— Start —

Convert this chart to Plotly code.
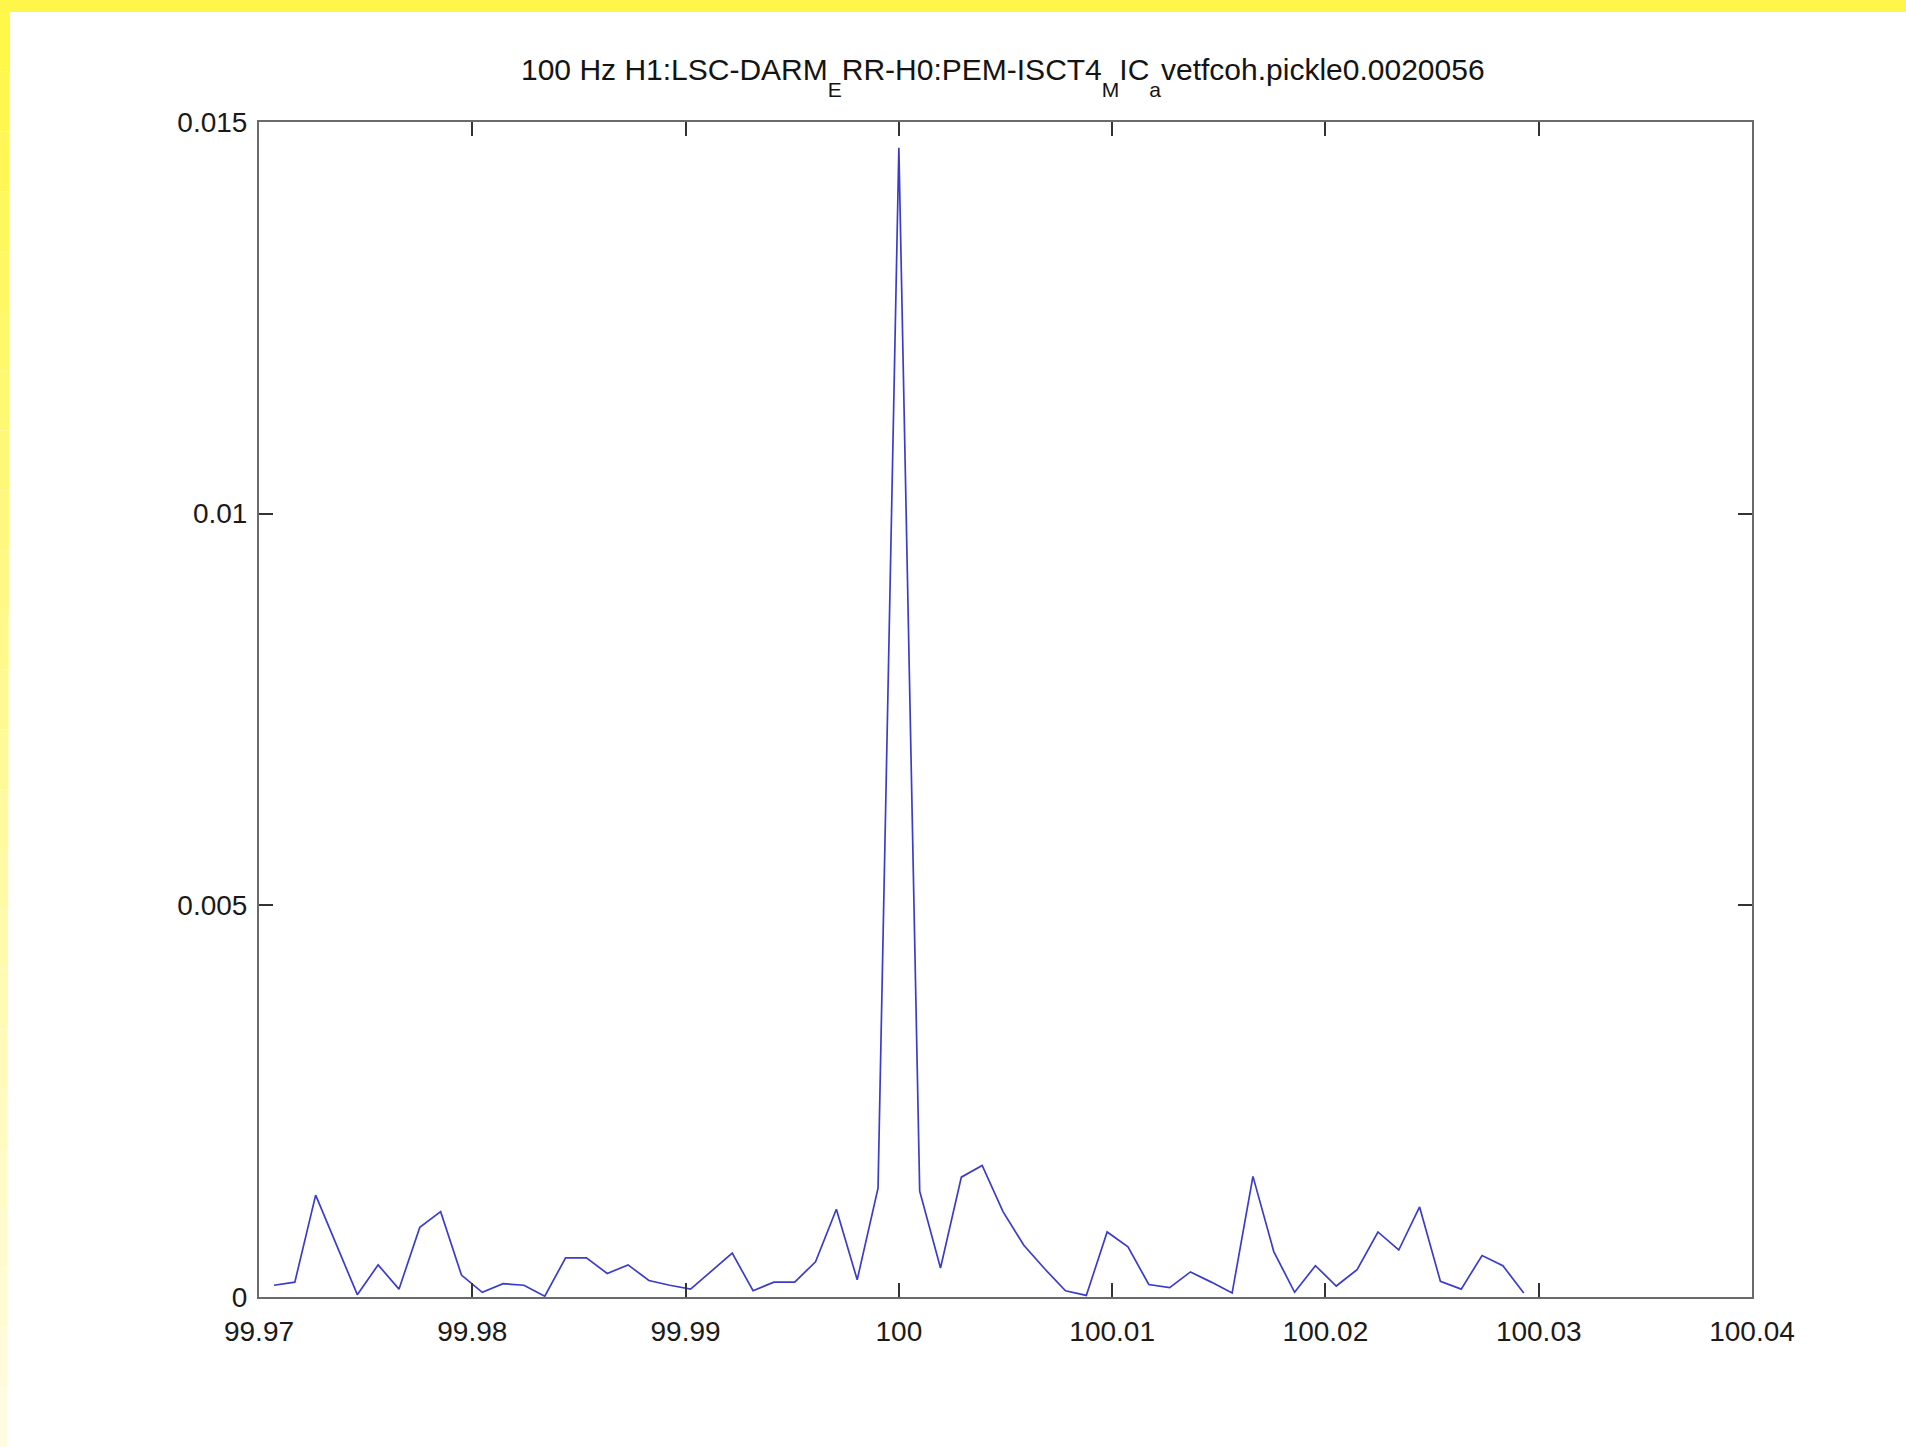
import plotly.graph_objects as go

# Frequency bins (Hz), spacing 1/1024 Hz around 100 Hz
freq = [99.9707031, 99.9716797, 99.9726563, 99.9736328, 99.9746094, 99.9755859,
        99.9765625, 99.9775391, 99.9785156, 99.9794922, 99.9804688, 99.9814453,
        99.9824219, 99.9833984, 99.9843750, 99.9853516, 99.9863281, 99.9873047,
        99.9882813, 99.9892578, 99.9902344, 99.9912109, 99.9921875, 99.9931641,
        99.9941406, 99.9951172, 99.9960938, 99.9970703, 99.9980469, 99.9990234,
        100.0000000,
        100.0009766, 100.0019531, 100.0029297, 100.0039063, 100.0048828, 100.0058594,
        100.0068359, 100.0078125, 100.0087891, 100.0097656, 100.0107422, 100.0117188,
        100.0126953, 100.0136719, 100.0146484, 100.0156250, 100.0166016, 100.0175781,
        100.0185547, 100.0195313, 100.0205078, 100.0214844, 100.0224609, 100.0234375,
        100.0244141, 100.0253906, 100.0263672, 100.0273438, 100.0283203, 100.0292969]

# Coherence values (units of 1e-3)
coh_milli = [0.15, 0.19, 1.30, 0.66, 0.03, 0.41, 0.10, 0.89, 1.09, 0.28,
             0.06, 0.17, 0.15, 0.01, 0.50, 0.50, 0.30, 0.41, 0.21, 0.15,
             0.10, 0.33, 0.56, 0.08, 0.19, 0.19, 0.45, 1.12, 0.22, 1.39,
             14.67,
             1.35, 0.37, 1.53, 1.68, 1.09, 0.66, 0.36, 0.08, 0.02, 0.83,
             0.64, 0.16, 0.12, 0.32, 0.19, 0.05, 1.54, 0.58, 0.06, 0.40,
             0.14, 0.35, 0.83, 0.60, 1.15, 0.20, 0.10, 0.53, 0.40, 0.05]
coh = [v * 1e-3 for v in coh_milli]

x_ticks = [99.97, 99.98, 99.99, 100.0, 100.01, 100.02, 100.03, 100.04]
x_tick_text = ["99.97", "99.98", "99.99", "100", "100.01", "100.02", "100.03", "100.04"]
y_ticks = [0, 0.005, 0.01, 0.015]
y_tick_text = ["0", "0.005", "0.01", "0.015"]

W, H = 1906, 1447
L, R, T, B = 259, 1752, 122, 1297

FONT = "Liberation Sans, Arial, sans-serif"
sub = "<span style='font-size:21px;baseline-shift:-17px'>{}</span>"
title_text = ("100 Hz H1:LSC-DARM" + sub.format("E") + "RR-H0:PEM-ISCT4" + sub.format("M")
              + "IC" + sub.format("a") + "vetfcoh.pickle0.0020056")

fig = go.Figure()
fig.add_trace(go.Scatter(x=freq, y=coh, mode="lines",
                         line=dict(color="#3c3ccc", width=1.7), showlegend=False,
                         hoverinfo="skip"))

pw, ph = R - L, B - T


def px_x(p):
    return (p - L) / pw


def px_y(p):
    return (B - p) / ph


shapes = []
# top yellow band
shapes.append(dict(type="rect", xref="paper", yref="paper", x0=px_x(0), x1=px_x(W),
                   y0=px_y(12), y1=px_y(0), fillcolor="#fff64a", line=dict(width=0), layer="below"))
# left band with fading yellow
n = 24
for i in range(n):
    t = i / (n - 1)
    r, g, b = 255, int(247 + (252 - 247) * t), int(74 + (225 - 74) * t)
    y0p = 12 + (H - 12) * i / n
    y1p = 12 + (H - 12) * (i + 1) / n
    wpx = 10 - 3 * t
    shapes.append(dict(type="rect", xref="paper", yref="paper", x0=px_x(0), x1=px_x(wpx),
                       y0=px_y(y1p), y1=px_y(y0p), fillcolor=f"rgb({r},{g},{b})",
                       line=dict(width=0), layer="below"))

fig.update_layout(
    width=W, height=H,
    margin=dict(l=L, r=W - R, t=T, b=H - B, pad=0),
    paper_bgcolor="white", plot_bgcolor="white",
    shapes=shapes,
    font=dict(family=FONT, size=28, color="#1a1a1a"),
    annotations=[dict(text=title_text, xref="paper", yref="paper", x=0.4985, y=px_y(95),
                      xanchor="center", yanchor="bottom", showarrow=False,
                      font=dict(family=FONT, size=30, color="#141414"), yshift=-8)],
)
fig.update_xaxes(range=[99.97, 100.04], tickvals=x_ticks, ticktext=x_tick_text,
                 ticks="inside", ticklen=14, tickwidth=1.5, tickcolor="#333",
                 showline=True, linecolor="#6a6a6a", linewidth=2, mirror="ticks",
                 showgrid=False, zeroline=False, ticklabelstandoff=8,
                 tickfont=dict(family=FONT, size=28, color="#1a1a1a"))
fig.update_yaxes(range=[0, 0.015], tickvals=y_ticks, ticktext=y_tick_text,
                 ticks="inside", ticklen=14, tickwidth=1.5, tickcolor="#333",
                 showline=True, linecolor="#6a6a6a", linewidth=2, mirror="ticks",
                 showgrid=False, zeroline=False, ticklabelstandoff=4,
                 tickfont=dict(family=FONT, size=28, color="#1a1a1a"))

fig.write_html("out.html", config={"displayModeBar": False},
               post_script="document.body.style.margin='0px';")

— End —

» WHAT YOU NEED TO DO: Make an exact copy of the lines from the top of the material through the line with "import plotly.graph_objects as go", pictures excluded.

» FULL OUTPUT:
Convert this chart to Plotly code.
import plotly.graph_objects as go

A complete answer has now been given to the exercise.